Repeat every record exactly, but keep images out of the copy.

[Items listed in a dataset]
-*-

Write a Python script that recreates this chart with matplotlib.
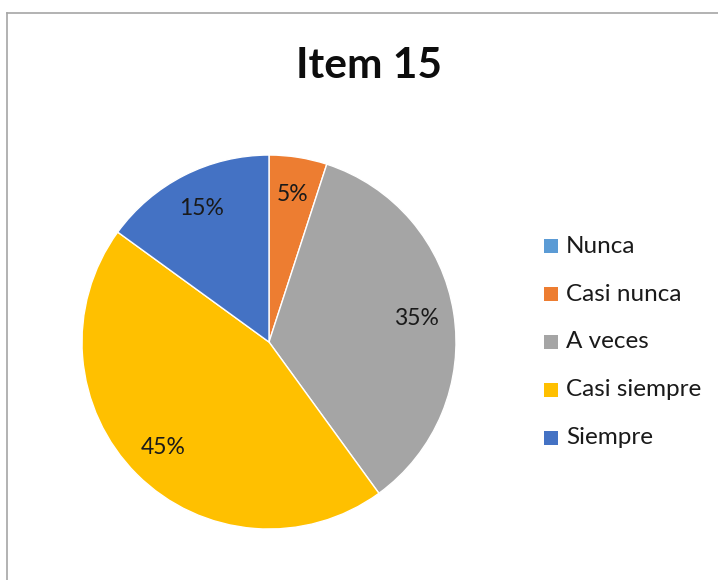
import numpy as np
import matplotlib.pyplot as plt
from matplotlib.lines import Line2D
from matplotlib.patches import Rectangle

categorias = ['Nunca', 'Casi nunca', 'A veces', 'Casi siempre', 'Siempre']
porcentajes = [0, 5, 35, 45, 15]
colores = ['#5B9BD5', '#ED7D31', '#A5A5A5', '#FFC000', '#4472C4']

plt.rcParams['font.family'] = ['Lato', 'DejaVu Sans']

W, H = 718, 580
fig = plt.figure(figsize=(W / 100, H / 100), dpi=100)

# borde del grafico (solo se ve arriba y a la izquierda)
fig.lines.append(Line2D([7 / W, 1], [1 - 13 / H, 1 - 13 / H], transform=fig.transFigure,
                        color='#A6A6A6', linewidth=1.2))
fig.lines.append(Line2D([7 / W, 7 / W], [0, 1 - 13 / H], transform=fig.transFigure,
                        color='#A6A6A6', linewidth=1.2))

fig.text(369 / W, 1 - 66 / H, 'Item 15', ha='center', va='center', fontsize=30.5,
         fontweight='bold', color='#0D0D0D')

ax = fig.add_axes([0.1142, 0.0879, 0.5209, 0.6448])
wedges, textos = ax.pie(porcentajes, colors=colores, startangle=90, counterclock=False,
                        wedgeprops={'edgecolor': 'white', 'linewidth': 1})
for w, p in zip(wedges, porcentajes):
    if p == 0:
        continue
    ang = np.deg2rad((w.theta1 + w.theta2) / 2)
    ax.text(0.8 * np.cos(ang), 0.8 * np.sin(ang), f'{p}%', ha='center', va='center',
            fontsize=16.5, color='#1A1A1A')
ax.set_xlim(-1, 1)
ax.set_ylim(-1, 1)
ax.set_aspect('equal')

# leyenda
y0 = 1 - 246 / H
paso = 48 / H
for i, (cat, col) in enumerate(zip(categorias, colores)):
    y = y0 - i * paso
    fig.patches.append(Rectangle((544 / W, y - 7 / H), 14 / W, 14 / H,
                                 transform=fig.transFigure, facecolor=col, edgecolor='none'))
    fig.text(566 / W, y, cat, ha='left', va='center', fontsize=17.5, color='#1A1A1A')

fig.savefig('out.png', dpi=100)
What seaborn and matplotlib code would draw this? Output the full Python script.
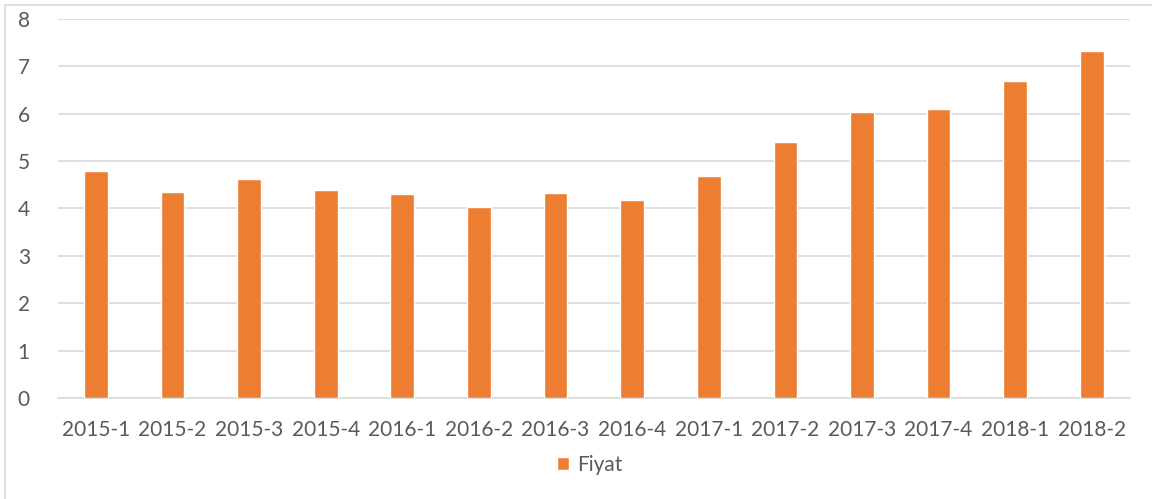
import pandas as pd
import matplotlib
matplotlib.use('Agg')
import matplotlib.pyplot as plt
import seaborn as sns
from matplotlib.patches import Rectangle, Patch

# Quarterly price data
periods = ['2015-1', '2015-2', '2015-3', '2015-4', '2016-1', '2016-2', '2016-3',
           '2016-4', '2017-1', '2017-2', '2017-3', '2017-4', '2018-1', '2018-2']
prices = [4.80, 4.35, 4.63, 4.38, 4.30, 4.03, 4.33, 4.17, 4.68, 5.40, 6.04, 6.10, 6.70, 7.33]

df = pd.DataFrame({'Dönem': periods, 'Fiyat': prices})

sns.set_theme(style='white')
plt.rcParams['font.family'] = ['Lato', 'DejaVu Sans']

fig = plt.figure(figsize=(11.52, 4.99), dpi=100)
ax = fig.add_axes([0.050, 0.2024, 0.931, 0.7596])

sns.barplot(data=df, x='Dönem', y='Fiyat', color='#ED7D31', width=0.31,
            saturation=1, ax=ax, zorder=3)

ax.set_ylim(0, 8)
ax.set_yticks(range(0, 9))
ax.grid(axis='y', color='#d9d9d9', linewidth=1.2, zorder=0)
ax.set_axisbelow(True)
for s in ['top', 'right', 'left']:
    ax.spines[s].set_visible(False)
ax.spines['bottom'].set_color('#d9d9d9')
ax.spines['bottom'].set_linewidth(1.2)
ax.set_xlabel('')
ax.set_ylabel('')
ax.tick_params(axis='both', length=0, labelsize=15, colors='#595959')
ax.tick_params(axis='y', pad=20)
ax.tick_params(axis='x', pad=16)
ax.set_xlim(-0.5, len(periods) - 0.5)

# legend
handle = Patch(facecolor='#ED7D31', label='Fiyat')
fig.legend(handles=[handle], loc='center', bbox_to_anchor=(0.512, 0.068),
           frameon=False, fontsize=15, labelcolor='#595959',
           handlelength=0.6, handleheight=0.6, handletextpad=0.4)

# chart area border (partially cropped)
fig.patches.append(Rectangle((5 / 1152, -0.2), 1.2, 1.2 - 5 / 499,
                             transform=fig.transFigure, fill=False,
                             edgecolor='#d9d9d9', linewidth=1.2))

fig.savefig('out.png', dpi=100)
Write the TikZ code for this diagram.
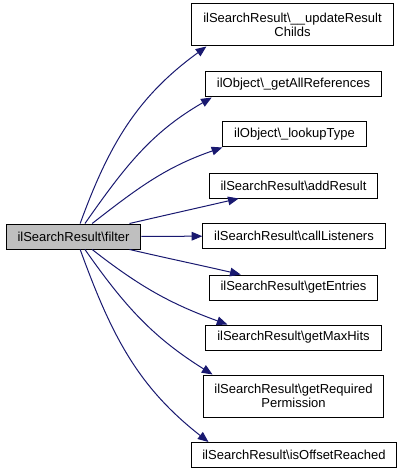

-*-

*Response below:*
Write a Python script that recreates this chart with matplotlib.
import numpy as np
import matplotlib.pyplot as plt
from matplotlib.lines import Line2D
from matplotlib.patches import Rectangle

categorias = ['Nunca', 'Casi nunca', 'A veces', 'Casi siempre', 'Siempre']
porcentajes = [0, 5, 35, 45, 15]
colores = ['#5B9BD5', '#ED7D31', '#A5A5A5', '#FFC000', '#4472C4']

plt.rcParams['font.family'] = ['Lato', 'DejaVu Sans']

W, H = 718, 580
fig = plt.figure(figsize=(W / 100, H / 100), dpi=100)

# borde del grafico (solo se ve arriba y a la izquierda)
fig.lines.append(Line2D([7 / W, 1], [1 - 13 / H, 1 - 13 / H], transform=fig.transFigure,
                        color='#A6A6A6', linewidth=1.2))
fig.lines.append(Line2D([7 / W, 7 / W], [0, 1 - 13 / H], transform=fig.transFigure,
                        color='#A6A6A6', linewidth=1.2))

fig.text(369 / W, 1 - 66 / H, 'Item 15', ha='center', va='center', fontsize=30.5,
         fontweight='bold', color='#0D0D0D')

ax = fig.add_axes([0.1142, 0.0879, 0.5209, 0.6448])
wedges, textos = ax.pie(porcentajes, colors=colores, startangle=90, counterclock=False,
                        wedgeprops={'edgecolor': 'white', 'linewidth': 1})
for w, p in zip(wedges, porcentajes):
    if p == 0:
        continue
    ang = np.deg2rad((w.theta1 + w.theta2) / 2)
    ax.text(0.8 * np.cos(ang), 0.8 * np.sin(ang), f'{p}%', ha='center', va='center',
            fontsize=16.5, color='#1A1A1A')
ax.set_xlim(-1, 1)
ax.set_ylim(-1, 1)
ax.set_aspect('equal')

# leyenda
y0 = 1 - 246 / H
paso = 48 / H
for i, (cat, col) in enumerate(zip(categorias, colores)):
    y = y0 - i * paso
    fig.patches.append(Rectangle((544 / W, y - 7 / H), 14 / W, 14 / H,
                                 transform=fig.transFigure, facecolor=col, edgecolor='none'))
    fig.text(566 / W, y, cat, ha='left', va='center', fontsize=17.5, color='#1A1A1A')

fig.savefig('out.png', dpi=100)
What seaborn and matplotlib code would draw this? Output the full Python script.
import pandas as pd
import matplotlib
matplotlib.use('Agg')
import matplotlib.pyplot as plt
import seaborn as sns
from matplotlib.patches import Rectangle, Patch

# Quarterly price data
periods = ['2015-1', '2015-2', '2015-3', '2015-4', '2016-1', '2016-2', '2016-3',
           '2016-4', '2017-1', '2017-2', '2017-3', '2017-4', '2018-1', '2018-2']
prices = [4.80, 4.35, 4.63, 4.38, 4.30, 4.03, 4.33, 4.17, 4.68, 5.40, 6.04, 6.10, 6.70, 7.33]

df = pd.DataFrame({'Dönem': periods, 'Fiyat': prices})

sns.set_theme(style='white')
plt.rcParams['font.family'] = ['Lato', 'DejaVu Sans']

fig = plt.figure(figsize=(11.52, 4.99), dpi=100)
ax = fig.add_axes([0.050, 0.2024, 0.931, 0.7596])

sns.barplot(data=df, x='Dönem', y='Fiyat', color='#ED7D31', width=0.31,
            saturation=1, ax=ax, zorder=3)

ax.set_ylim(0, 8)
ax.set_yticks(range(0, 9))
ax.grid(axis='y', color='#d9d9d9', linewidth=1.2, zorder=0)
ax.set_axisbelow(True)
for s in ['top', 'right', 'left']:
    ax.spines[s].set_visible(False)
ax.spines['bottom'].set_color('#d9d9d9')
ax.spines['bottom'].set_linewidth(1.2)
ax.set_xlabel('')
ax.set_ylabel('')
ax.tick_params(axis='both', length=0, labelsize=15, colors='#595959')
ax.tick_params(axis='y', pad=20)
ax.tick_params(axis='x', pad=16)
ax.set_xlim(-0.5, len(periods) - 0.5)

# legend
handle = Patch(facecolor='#ED7D31', label='Fiyat')
fig.legend(handles=[handle], loc='center', bbox_to_anchor=(0.512, 0.068),
           frameon=False, fontsize=15, labelcolor='#595959',
           handlelength=0.6, handleheight=0.6, handletextpad=0.4)

# chart area border (partially cropped)
fig.patches.append(Rectangle((5 / 1152, -0.2), 1.2, 1.2 - 5 / 499,
                             transform=fig.transFigure, fill=False,
                             edgecolor='#d9d9d9', linewidth=1.2))

fig.savefig('out.png', dpi=100)
Write the TikZ code for this diagram.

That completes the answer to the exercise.